Ein Kollege hat mich gebeten, ihn dorthin zu begleiten, er muss das Abschlusszeugnis einer ehemaligen Schülerin suchen und hat Angst, die schwere Metalltür könne hinter ihm zufallen, dann würde man sein abgenagtes Skelett vermutlich erst gegen Ende des Schuljahres finden, wenn auffällt, dass seine Noteneinträge fehlen. Als mich sein Ruf ereilt, komme ich aus einer Deutschstunde, in der ich versucht habe, einer Mittelstufenklasse das Erzählmuster der Heldenreise nahezubringen: Zu Beginn der Geschichte ist der Held (natürlich männlich) in seiner gewohnten Umgebung und irgendwie unglücklich, dann kommt ein Herold und fordert ihn auf, sich einem Abenteuer zu stellen. Der Held zögert, wird überzeugt, überschreitet die Schwelle zu einer fremden Welt, besteht Prüfungen, bezwingt Feinde, gewinnt neue Freunde sowie ein magisches Artefakt und ist nach seiner Rückkehr gewachsen und nun ein weiserer, besserer Mensch als zuvor.

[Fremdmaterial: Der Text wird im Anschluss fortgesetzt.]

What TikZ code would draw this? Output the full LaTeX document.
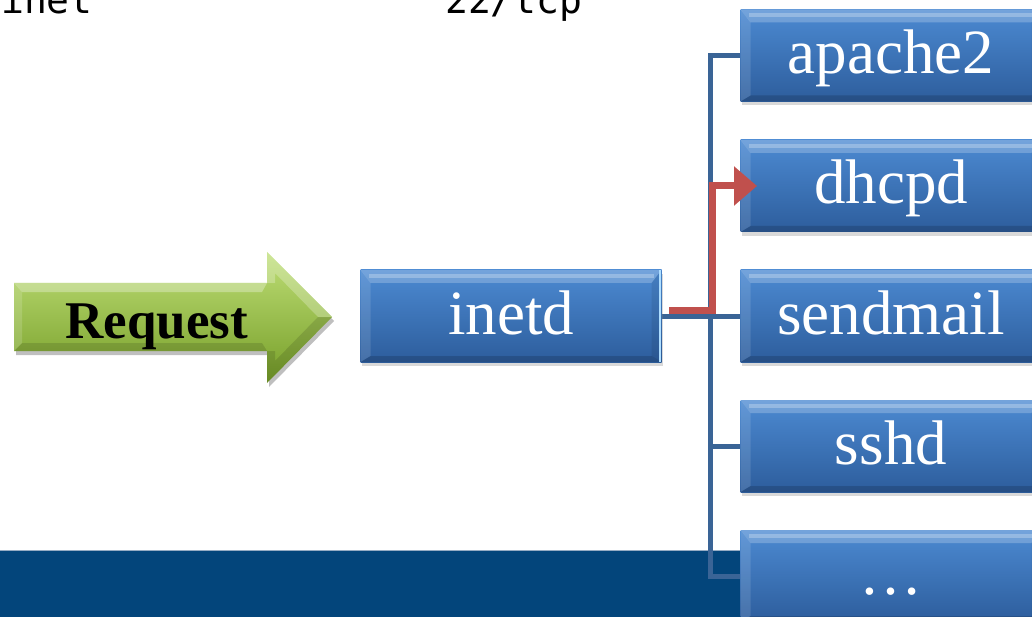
\documentclass[tikz,border=0pt]{standalone}
\usepackage{fontspec}
\setmainfont{Liberation Serif}
\newfontfamily\monofont{DejaVu Sans Mono}
\usetikzlibrary{arrows.meta,shadows,calc}
\definecolor{boxtop}{RGB}{76,138,210}
\definecolor{boxbot}{RGB}{45,93,156}
\definecolor{conn}{RGB}{58,100,150}
\definecolor{redarr}{RGB}{192,80,77}
\definecolor{band}{RGB}{3,69,123}
\definecolor{bandedge}{RGB}{150,172,196}
\definecolor{grtop}{RGB}{190,222,118}
\definecolor{grbot}{RGB}{118,158,40}
\pgfdeclarelayer{bandlayer}
\pgfdeclarelayer{connlayer}
\pgfsetlayers{bandlayer,connlayer,main}
\begin{document}
\begin{tikzpicture}[x=1pt,y=-1pt,
  procbox/.style={rectangle, minimum width=301pt, minimum height=92pt, inner sep=0pt,
    text=white, font=\fontsize{63}{63}\selectfont, text height=45pt, text depth=9pt,
    top color=boxtop, bottom color=boxbot,
    drop shadow={shadow xshift=1.5pt, shadow yshift=-4pt, opacity=0.3},
    path picture={
      \path (path picture bounding box.north west) coordinate (pNW)
            (path picture bounding box.north east) coordinate (pNE)
            (path picture bounding box.south west) coordinate (pSW)
            (path picture bounding box.south east) coordinate (pSE);
      \fill[white,opacity=0.22] (pNW) -- (pNE) -- ([shift={(-10pt,-13pt)}]pNE) -- ([shift={(10pt,-13pt)}]pNW) -- cycle;
      \fill[white,opacity=0.25] ([shift={(8pt,-4pt)}]pNW) rectangle ([shift={(-8pt,-8pt)}]pNE);
      \fill[white,opacity=0.12] (pNW) -- ([shift={(10pt,-13pt)}]pNW) -- ([shift={(10pt,6pt)}]pSW) -- (pSW) -- cycle;
      \fill[black,opacity=0.15] (pSW) -- ([shift={(10pt,6pt)}]pSW) -- ([shift={(-10pt,6pt)}]pSE) -- (pSE) -- cycle;
      \fill[black,opacity=0.08] (pNE) -- ([shift={(-10pt,-13pt)}]pNE) -- ([shift={(-10pt,6pt)}]pSE) -- (pSE) -- cycle;
    }},
  connline/.style={draw=conn, line width=5pt},
  redline/.style={draw=redarr, line width=7pt, -{Triangle[length=23pt,width=38pt]}},
  monotext/.style={anchor=base west, inner sep=0pt, font=\monofont\fontsize{38}{38}\selectfont},
]
\useasboundingbox (0,0) rectangle (1032,617);

% header text (cut at the top, as in the reference)
\node[monotext] (inet) at (1,14) {inet};
\node[monotext] (tcp) at (445,14) {22/tcp};

% bottom band
\begin{pgfonlayer}{bandlayer}
  \fill[band] (0,550) rectangle (1032,617);
  \draw[bandedge, line width=1.5pt] (0,550.5) -- (1032,550.5);
\end{pgfonlayer}

% green Request arrow
\fill[black,opacity=0.25] (16,287) -- (269,287) -- (269,256) -- (334,321) -- (269,387) -- (269,355) -- (16,355) -- cycle;
\shade[top color=grtop, bottom color=grbot] (14,283) -- (267,283) -- (267,252) -- (332,317) -- (267,383) -- (267,351) -- (14,351) -- cycle;
\fill[white,opacity=0.3] (14,283) -- (267,283) -- (262,292) -- (22,292) -- cycle;
\fill[white,opacity=0.15] (14,283) -- (22,292) -- (22,343) -- (14,351) -- cycle;
\fill[black,opacity=0.12] (14,351) -- (22,343) -- (262,343) -- (267,351) -- cycle;
\fill[white,opacity=0.25] (267,252) -- (332,317) -- (318,317) -- (275,273) -- (275,283) -- (267,283) -- cycle;
\fill[black,opacity=0.12] (332,317) -- (267,383) -- (267,351) -- (275,351) -- (275,361) -- (318,317) -- cycle;
\node[anchor=base, inner sep=0pt, font=\fontsize{53}{53}\selectfont\bfseries] (req) at (157,338) {Request};

% boxes
\node[procbox] (inetd) at (511,316) {inetd};
\draw[line width=2pt, color={rgb,255:red,175;green,222;blue,255}] ([xshift=-2pt]inetd.north east) -- ([xshift=-2pt]inetd.south east);
\node[procbox] (apache) at (891,55.5) {apache2};
\node[procbox] (dhcpd) at (891,186) {dhcpd};
\node[procbox] (sendmail) at (891,316) {sendmail};
\node[procbox] (sshd) at (891,446) {sshd};
\node[procbox] (more) at (891,576) {\char"2026};

% blue connectors
\coordinate (bus) at (710,316);
\begin{pgfonlayer}{connlayer}
  \draw[connline] (inetd.east) -- (sendmail.west);
  \draw[connline] (bus) |- (apache.west);
  \draw[connline] (bus) |- (dhcpd.west);
  \draw[connline] (bus) |- (sshd.west);
  \draw[connline] (bus) |- (more.west);
\end{pgfonlayer}

% red path to dhcpd
\coordinate (rstart) at (669,310);
\coordinate (rtip) at (757,186);
\draw[redline] (rstart) -- (712,310) |- (rtip);
\end{tikzpicture}
\end{document}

Unglücklich bin ich ja sowieso meistens, und Schüler Mehmet versucht noch, mich mit Warnungen vor Spinnen groß wie Chihuahuas, pferdeähnlichen Ratten und hausgroßen Tetanusbakterien zurückzuhalten. Erst das tränenüberströmte Gesicht der Maid, äh, Schülerin, die ihr Abschlusszeugnis so dringend braucht, überzeugt mich, dem Ruf allen Gefahren zum Trotz zu folgen. Wir überschreiten gemeinsam die Schwelle zum Keller, die Tür knarrt, der Wind vor den brüchigen Fenstern singt ein fremdartiges Lied und die Glühbirnen flackern. Hinter der Tür: Papierstapel. Papierstapel vor Schränken, in denen sich mehr Papierstapel verbergen, Tische, die sich unter Papierstapeln biegen und so die unter ihnen liegenden Papierstapel zu erdrücken drohen. Keine zu fremde Welt also, in meinem Arbeitszimmer sieht’s genau so aus. Auch das weitere Abenteuer entspricht dem Schema der Heldenreise nur sehr bedingt: Freunde oder Mentoren sind hier nicht zu gewinnen, auch magische Artefakte nicht, will man nicht die Abiturzeugnisse von Menschen dazuzählen, die nach meinen Berechnungen in spätestens zwei Jahren in Rente gehen müssten. Der einzige Feind, dem wir hier begegnen, ist ein gehetzt aussehender Kunstlehrer, der, während wir uns durch die Berge von Papier und Akten wühlen, einen Karton voller verbogener Drähte, die er als Installationen bezeichnet, in eine Ecke entleert.
An der Prüfung, hier ein Abschlusszeugnis zu finden, scheitern wir natürlich. Die Maid weint weiter und auch ich bin traurig. Ich wär’ schon sehr gern gewachsen. Wenigstens ein bisschen.